Everyone has a general curiosity about what their taxable income will be. Will it be higher or lower than last year? And, then there’s the natural follow-up question, will I owe more tax?

But, with the passage of the Tax Cuts and Jobs Act last December, that general curiosity, for many individual taxpayers, should turn to more of a “need to know” item. Why? The new tax reform legislation made some changes that, if handled properly, will provide an opportunity to save, or defer, taxes, creating positive cash flow through the management of taxable income levels.

For example, Individual A, an independent health care consultant, is married and files a joint return. Based on last year’s return, Individual A anticipates the consulting business to be a little better, netting $450,000 for 2018. After allowable deductions, estimated taxable income would be $420,000. Based on that taxable income level and using the new 2018 tax brackets and rates, but assuming no other benefits from changes included in the tax reform legislation, Individual A will pay a little over $98,000 in federal tax, with the highest rate of tax being 35 percent. However, if Individual A did some planning and actively managed his taxable income level, things could pan out much better for Individual A.

New Internal Revenue Code section 199A provides a potential 20 percent deduction for small business owners like Individual A. The only problem is that Individual A’s consulting business may be considered a professional health service entity, which would be excluded from receiving the full benefits of section 199A. However, if Individual A could reduce his taxable income, Individual A could qualify for the section 199A deduction, even if only in part.
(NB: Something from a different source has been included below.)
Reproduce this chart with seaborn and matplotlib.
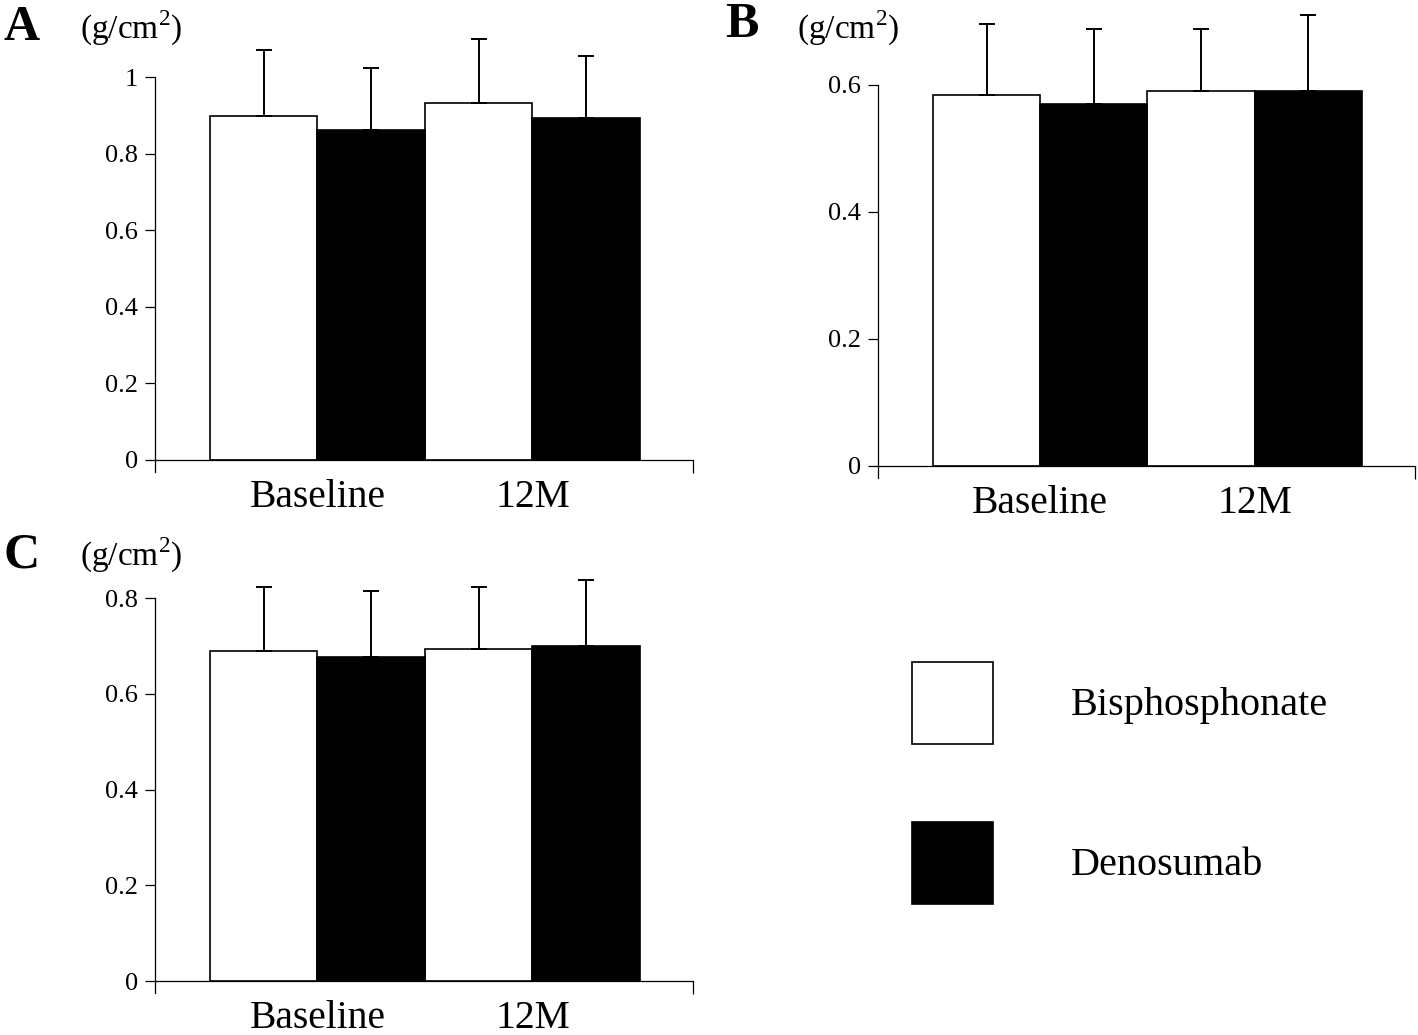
import pandas as pd
import numpy as np
import matplotlib
matplotlib.use("Agg")
import matplotlib.pyplot as plt
import seaborn as sns

## data (order: Baseline, 12M)
times = ["Baseline", "12M"]
groups = ["Bisphosphonate", "Denosumab"]

a_bp = [0.897, 0.932]
a_dm = [0.862, 0.893]
a_bp_sd = [0.173, 0.168]
a_dm_sd = [0.161, 0.162]

b_bp = [0.584, 0.591]
b_dm = [0.570, 0.591]
b_bp_sd = [0.112, 0.097]
b_dm_sd = [0.118, 0.119]

c_bp = [0.690, 0.694]
c_dm = [0.677, 0.700]
c_bp_sd = [0.133, 0.129]
c_dm_sd = [0.138, 0.138]

sns.set_style("ticks")
plt.rcParams['font.family'] = ['Liberation Serif', 'DejaVu Serif']
plt.rcParams['mathtext.fontset'] = 'custom'
plt.rcParams['mathtext.rm'] = 'Liberation Serif'
plt.rcParams['text.color'] = 'black'
plt.rcParams['axes.edgecolor'] = 'black'
plt.rcParams['xtick.color'] = 'black'
plt.rcParams['ytick.color'] = 'black'

fig = plt.figure(figsize=(14.18, 10.35), dpi=100)


def panel(rect, bp, dm, bp_sd, dm_sd, ymax, ybot, yticks, legend=False):
    ax = fig.add_axes(rect)
    df = pd.DataFrame({
        'time': times * 2,
        'group': [groups[0]] * 2 + [groups[1]] * 2,
        'value': bp + dm,
    })
    sns.barplot(data=df, x='time', y='value', hue='group', order=times,
                hue_order=groups, palette={groups[0]: 'white', groups[1]: 'black'},
                edgecolor='black', linewidth=1.2, width=1.0, gap=0,
                errorbar=None, legend=legend, ax=ax)
    # upper error bars only
    for cont, sd in zip(ax.containers, [bp_sd, dm_sd]):
        xs = [b.get_x() + b.get_width() / 2 for b in cont]
        ys = [b.get_height() for b in cont]
        ax.errorbar(xs, ys, yerr=[np.zeros(len(sd)), sd], fmt='none',
                    ecolor='black', elinewidth=1.4, capsize=6, capthick=1.4,
                    clip_on=False, zorder=1)
    ax.set_xlim(-0.756, 1.747)
    ax.set_ylim(ybot, ymax)
    ax.set_yticks(yticks)
    ax.set_yticklabels([f"{t:g}" for t in yticks])
    ax.set_xlabel("")
    ax.set_ylabel("")
    ax.spines['top'].set_visible(False)
    ax.spines['right'].set_visible(False)
    ax.spines['bottom'].set_position(('data', 0))
    for s in ['left', 'bottom']:
        ax.spines[s].set_linewidth(0.9)
    ax.tick_params(axis='y', length=7, width=0.9, pad=5, labelsize=19)
    ax.tick_params(axis='x', which='major', length=0, pad=14, labelsize=28.5)
    ax.set_xticks([1.747], minor=True)
    ax.tick_params(axis='x', which='minor', length=9, width=0.9, direction='out')
    return ax


axA = panel([0.1093, 0.5440, 0.3794, 0.3816], a_bp, a_dm, a_bp_sd, a_dm_sd,
            1.0, -0.032, [0, 0.2, 0.4, 0.6, 0.8, 1.0], legend=True)
axB = panel([0.6192, 0.5382, 0.3787, 0.3797], b_bp, b_dm, b_bp_sd, b_dm_sd,
            0.6, -0.019, [0, 0.2, 0.4, 0.6])
axC = panel([0.1093, 0.0406, 0.3794, 0.3816], c_bp, c_dm, c_bp_sd, c_dm_sd,
            0.8, -0.025, [0, 0.2, 0.4, 0.6, 0.8])

handles, labels = axA.get_legend_handles_labels()
axA.get_legend().remove()
fig.legend(handles, labels, loc='upper left', bbox_to_anchor=(0.6432, 0.3604),
           frameon=False, fontsize=29, handlelength=2.0, handleheight=2.75,
           handletextpad=1.95, labelspacing=1.95, borderpad=0, borderaxespad=0)

# panel letters and units
for x, y, s in [(3, 28, 'A'), (725, 25, 'B'), (3, 555, 'C')]:
    fig.text(x / 1418, 1 - y / 1035, s, fontsize=36, fontweight='bold',
             va='center', ha='left')
for x, y in [(80, 28), (797, 28), (80, 555)]:
    fig.text(x / 1418, 1 - y / 1035, r"(g/cm$^{\mathrm{2}}$)", fontsize=24,
             va='center', ha='left')

plt.savefig('out.png', dpi=100)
The 20 percent qualified business income deduction under section 199A is allowed on a taxpayer’s qualified business income, without limitation, when taxable income on a joint return is under $315,000 ($157,500 for other taxpayers). If taxable income is over $315,000, then a phase out of the 20 percent deduction can apply over the next $100,000 of taxable income. However, if taxable income exceeds $415,000 on a joint return, then there are various limitations that become fully effective and can further reduce or eliminate the deduction.

Now, with all this information in hand, Individual A starts to consider his options for reducing 2018 taxable income. Individual A could:

  • purchase and depreciate needed equipment for his business
  • make year-end allowable supplies and other pre-payments
  • make a new or additional retirement plan payments, or many other similar payments that would reduce taxable income while benefitting his business operations.

Through the above efforts, let’s assume Individual A reduces the 2018 taxable and business income by $70,000. As a result, using the new 2018 tax brackets and rates, as well as the benefits of 199A that resulted from Individual A’s ability to reduce taxable income, Individual A will pay approximately $65,000 in federal tax, with the highest tax rate being 32 percent. This creates a $33,000 reduction in tax to be paid for 2018. 

Some may point out that Individual A had to spend $70,000 to get the $33,000 reduction in tax. However, considering that it’s a 47 percent tax benefit even before any state income tax benefits are factored in, it’s not a bad trade off. And this way, Individual A still gets the direct benefit of the $70,000 spent.